I see quite a number of cars and overland trucks bearing the logo or picture of a NGO office and EU offices driving around town. I’ve spotted a few offices on the outskirts of town. The only major development in works visible is the construction and maintenance of a nearly completed highway between Blantyre and Limbe, sponsored by Japan. The pathwalk alongside one side of the highway is completed and many pedestrians (including myself) walk alongside it. The pathwalk on the other side (towards Limbe) is still being constructed. There are many local workers working on beautifying the median between the roads (decorative stones cemented along the road) and roundabouts. Occasionally I see Japanese foreman and surveyors (both Japanese and local Malawians) checking in on progress and thinking over any snafus that occurred. I saw in the newspaper over the weekend that China is giving more aid to Malawi, and part of it goes to improvement of another highway between two cities somewhere in the southern region I think.
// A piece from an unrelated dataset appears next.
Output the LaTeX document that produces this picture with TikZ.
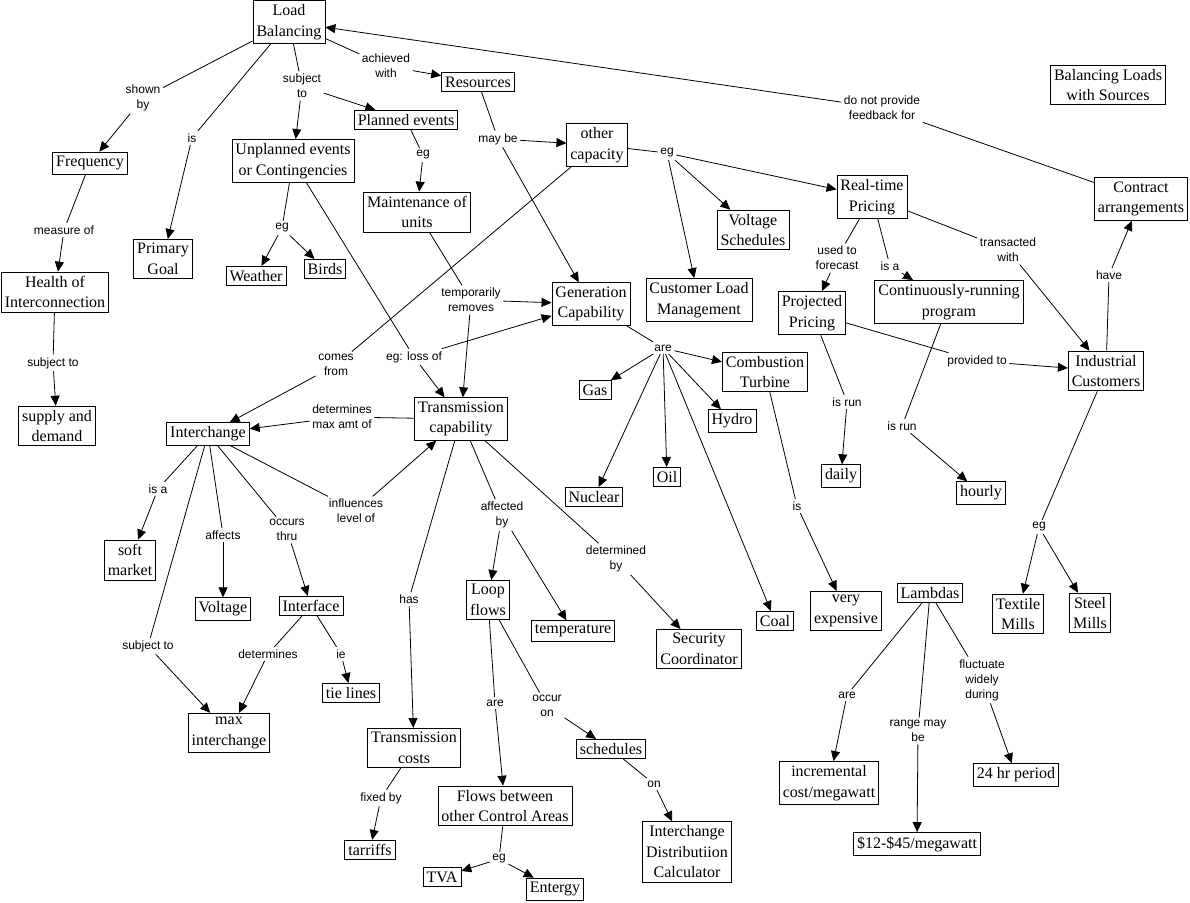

The city centre is compact, filled with many stores and business. Several times I failed to pay attention because at the edge of the city centre the scene suddenly changes into a leafy suburb, sort of like Minneapolis since half the city is suburban. I’m still learning the streets and shortcuts around the city centre so I often have to backtrack to the city centre. There are some parts of it I’ve yet to explore – mostly due to my energy stemming to fits and starts of MANAD (Malawi National Association of the Deaf) and the distance of my hotel from the city. I’m usually carrying my bag full of stuff in anticipation of going over them with MANAD.

By the time I think about exploring the other parts of the city, I’m slick from sweat and covered in dust, and my chest begins to complain from breathing in the diesel fumes from the city’s many, many minibuses (an informal public transportation). Soon I will dedicate a post on minibuses or matolas. I tend to be out and about from 8am to around 2pm. Once in a while I’d stop by Doogle’s a hostel by the bus stop for a beer – if I’m in the mood to walk across the lumpy parking lot full of holes and rocks, minibuses and large buses belching diesel fumes, saying NO to taxi drivers pursuing me asking if I needed a ride. It’s a very popular hostel for mazungus and they have some meals there as well if I’m in the mood for burgers and lasanges. They make WONDERFUL garlic bread. Heavenly. Once I return to my room unit, I’m taking off the sweaty and dust covered clothes then step into a cold (and refreshing) shower feeling clean again. Some reading and a siesta follow. Puttering around my room, walking among the hotel’s gardens, wash an occasional clothing item sort through my pictures and writing, then go to dinner at 630 pm.

My online course begins after MLK Jr holiday and basically waiting for MANAD to actually meet so they can have me follow them to places where the Deaf people work (some weaving factory outside Blantyre employs all disabled folks) and meet, visit Deaf schools near Mulanje, and plan the next survey trip upcountry.

2 Comments:

Blogger MCC Brazil! said...

Kate, I'm so enjoying your descriptions! If it is okay with you, I'm going to have EDF 772 students read your blog, too.
Also, your emails are bouncing back to me so I'm wondering if anything I've written has gone through to you? The email ending with this bounces back: tmo.blackberry.net

1/19/2009 8:26 PM  
Blogger Kate O. Breen said...

argh - I have to turn off the gally forward to my blackberry. Tmobile promised me that it'd work here, but it didn't. thanks for letting me know.

Sure you can share with your students. any comments from them are welcomed!